- - Thursday, March 26, 2015



By Jonathan Kellerman

Ballantine, $28, 352 pages

The investigating team of Alex Delaware and Milo Sturgis is coping with unsolved “cold cases” and an ice-cold killer in this crafty and cleverly plotted mystery.

There is an almost documentary tone to the work schedule of clinical psychologist Alex Delaware and LAPD homicide detective Milo Sturgis, who patiently and relentlessly stake out locations and suspects in their determination to bring justice to the dead. There is always another dead body and for a dedicated detective, that is one too many, especially when there is not only a dearth of clues but what exists is a maze of contradiction.

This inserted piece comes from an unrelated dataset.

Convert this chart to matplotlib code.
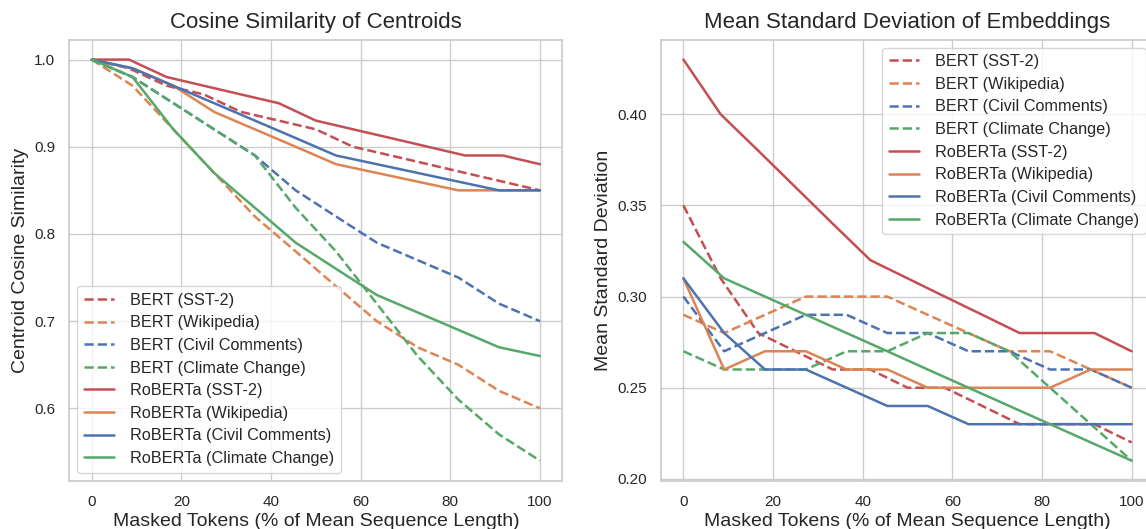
import matplotlib
matplotlib.use("Agg")
import matplotlib.pyplot as plt
import seaborn as sns

sns.set_theme(style="whitegrid")
plt.rcParams['font.family'] = ['Liberation Sans', 'DejaVu Sans']

# masked token positions (% of mean sequence length), one grid per dataset
x_sst2 = [0, 8.3, 16.7, 25, 33.3, 41.7, 50, 58.3, 66.7, 75, 83.3, 91.7, 100]
x_other = [0, 9.1, 18.2, 27.3, 36.4, 45.5, 54.5, 63.6, 72.7, 81.8, 90.9, 100]

datasets = ["SST-2", "Wikipedia", "Civil Comments", "Climate Change"]
colors = ["#C44E52", "#DD8452", "#4C72B0", "#55A868"]

# cosine similarity of centroids
cos_bert_sst2 = [1.00, 0.99, 0.97, 0.96, 0.94, 0.93, 0.92, 0.90, 0.89, 0.88, 0.87, 0.86, 0.85]
cos_bert_wiki = [1.00, 0.97, 0.92, 0.87, 0.82, 0.78, 0.74, 0.70, 0.67, 0.65, 0.62, 0.60]
cos_bert_civil = [1.00, 0.98, 0.95, 0.92, 0.89, 0.85, 0.82, 0.79, 0.77, 0.75, 0.72, 0.70]
cos_bert_climate = [1.00, 0.98, 0.95, 0.92, 0.89, 0.83, 0.78, 0.72, 0.66, 0.61, 0.57, 0.54]
cos_roberta_sst2 = [1.00, 1.00, 0.98, 0.97, 0.96, 0.95, 0.93, 0.92, 0.91, 0.90, 0.89, 0.89, 0.88]
cos_roberta_wiki = [1.00, 0.99, 0.97, 0.94, 0.92, 0.90, 0.88, 0.87, 0.86, 0.85, 0.85, 0.85]
cos_roberta_civil = [1.00, 0.99, 0.97, 0.95, 0.93, 0.91, 0.89, 0.88, 0.87, 0.86, 0.85, 0.85]
cos_roberta_climate = [1.00, 0.98, 0.92, 0.87, 0.83, 0.79, 0.76, 0.73, 0.71, 0.69, 0.67, 0.66]

# mean standard deviation of embeddings
std_bert_sst2 = [0.35, 0.31, 0.28, 0.27, 0.26, 0.26, 0.25, 0.25, 0.24, 0.23, 0.23, 0.23, 0.22]
std_bert_wiki = [0.29, 0.28, 0.29, 0.30, 0.30, 0.30, 0.29, 0.28, 0.27, 0.27, 0.26, 0.25]
std_bert_civil = [0.30, 0.27, 0.28, 0.29, 0.29, 0.28, 0.28, 0.27, 0.27, 0.26, 0.26, 0.25]
std_bert_climate = [0.27, 0.26, 0.26, 0.26, 0.27, 0.27, 0.28, 0.28, 0.27, 0.25, 0.23, 0.21]
std_roberta_sst2 = [0.43, 0.40, 0.38, 0.36, 0.34, 0.32, 0.31, 0.30, 0.29, 0.28, 0.28, 0.28, 0.27]
std_roberta_wiki = [0.31, 0.26, 0.27, 0.27, 0.26, 0.26, 0.25, 0.25, 0.25, 0.25, 0.26, 0.26]
std_roberta_civil = [0.31, 0.28, 0.26, 0.26, 0.25, 0.24, 0.24, 0.23, 0.23, 0.23, 0.23, 0.23]
std_roberta_climate = [0.33, 0.31, 0.30, 0.29, 0.28, 0.27, 0.26, 0.25, 0.24, 0.23, 0.22, 0.21]

xs = [x_sst2, x_other, x_other, x_other]
cos_bert = [cos_bert_sst2, cos_bert_wiki, cos_bert_civil, cos_bert_climate]
cos_roberta = [cos_roberta_sst2, cos_roberta_wiki, cos_roberta_civil, cos_roberta_climate]
std_bert = [std_bert_sst2, std_bert_wiki, std_bert_civil, std_bert_climate]
std_roberta = [std_roberta_sst2, std_roberta_wiki, std_roberta_civil, std_roberta_climate]

fig = plt.figure(figsize=(11.46, 5.29), dpi=100)
ax1 = fig.add_axes([0.0605, 0.0913, 0.4302, 0.834])
ax2 = fig.add_axes([0.5768, 0.0913, 0.4302, 0.834])

lw = 1.8
leg_kw = dict(fontsize=11.7, labelspacing=0.47, handlelength=1.85, handletextpad=1.0)
for ax, bert, roberta in [(ax1, cos_bert, cos_roberta), (ax2, std_bert, std_roberta)]:
    for x, y, c, d in zip(xs, bert, colors, datasets):
        ax.plot(x, y, '--', color=c, lw=lw, label=f"BERT ({d})")
    for x, y, c, d in zip(xs, roberta, colors, datasets):
        ax.plot(x, y, '-', color=c, lw=lw, label=f"RoBERTa ({d})")
    ax.tick_params(labelsize=11, pad=4)
    ax.set_xlabel("Masked Tokens (% of Mean Sequence Length)", fontsize=14, labelpad=3)

ax1.set_title("Cosine Similarity of Centroids", fontsize=16, pad=8)
ax1.set_ylabel("Centroid Cosine Similarity", fontsize=14)
ax1.legend(loc="lower left", **leg_kw)

ax2.set_title("Mean Standard Deviation of Embeddings", fontsize=16, pad=8)
ax2.set_ylabel("Mean Standard Deviation", fontsize=14)
ax2.set_xticks([0, 20, 40, 60, 80, 100])
ax2.legend(loc="upper right", **leg_kw)

fig.savefig("out.png", dpi=100)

Cold cases are the bane of the existence of Milo Sturgis and that is why he enlists the aid of his unofficial partner, Alex Delaware. It is applying a different kind of thinking to a crime that makes them successful and they make entertaining reading since their dialogue is acerbic and sardonic. This episode of the Milo and Alex show begins with the murder of Katherine Hennepin, an average young woman found strangled and stabbed in her apartment. Her body is tidily laid out on her bed under a blanket and in the dinette nearby the table is set for dinner for two, with salads and a bottle of wine. The only suspect is a former lover who has an alibi acceptable even to Milo who reluctantly “backburners” the case. Yet Alex reflects that everything about the crime scene, no break-in, rape, theft or opportunistic weapon “suggested a killer well known by the victim and driven by nuclear rage.”

He is, of course, right, but it takes several more murders before the monster is trapped. The next killing on which Alex is called in two weeks later by Milo is what they view as an execution slaying of Ursula Corey, who is wealthy, bejeweled and has two bullets in her head. She turns out to be the ex-wife of prosperous lawyer Grant Fellinger, who insists he remained friends with his former wife. However, he describes her as so obsessed about sex that she never wore panties. As Alex observes, “professional judgments about a crime are often formed early, sometimes during the first moments of viewing a crime scene. That can lead to tunnel vision but more often than not, seasoned detectives’ expectations are met because patterns do exist and ignoring them is stupid and reckless.”

Which turns out to be a shrewd assessment of the situation facing them. The obvious suspects are too obvious and new clues lead back to the Hennepin murder and why she fled a tattoo shop to which her boyfriend had taken her. Meantime, the killer strikes again. This time it is a lawyer, who is found beaten to death in a blood-spattered apartment. And there is a sad little woman who roams the streets, whose body is found by cleaners. The detectives are by now closing in on the murderer, whose identity is neatly shrouded and who lives up to all of the psychologist’s suspicions of nuclear rage and revenge as motivation for the ferocity of his killings.

Assessing the situation, Alex notes that his thoughts about the case had solidified because each of the murders had been “ripe with misdirection.” He cites one as a “textbook crime of passion committed by an intimate,” another as a “textbook professional execution” and a third as “the perfect throwaway” — a pathetic case of a woman with a background of vagrancy, theft, drugs and panhandling. A fourth victim is “left to decay in a room full of oddities.”

There is the crucial point at which Milo and Alex know who the killer is, and he is frighteningly close to others involved in the case. He is also as frighteningly efficient at killing as he is at concealing his own identity. As Alex sees it, “His real motive is he enjoys stalking and destroying . Psychopaths are gifted at sniffling out need.”

The psychopath who has fulfilled his gruesome needs so often comes to a well-merited end with two shots from Milo’s gun. It has to be two because he is wearing a security vest. And one of the few bright spots in the plot is that one young woman does escape the killer because she has the sense to run off with a really nice man. Alex and Milo are pleased.

Muriel Dobbin is a former White House and national political reporter for McClatchy newspapers and the Baltimore Sun.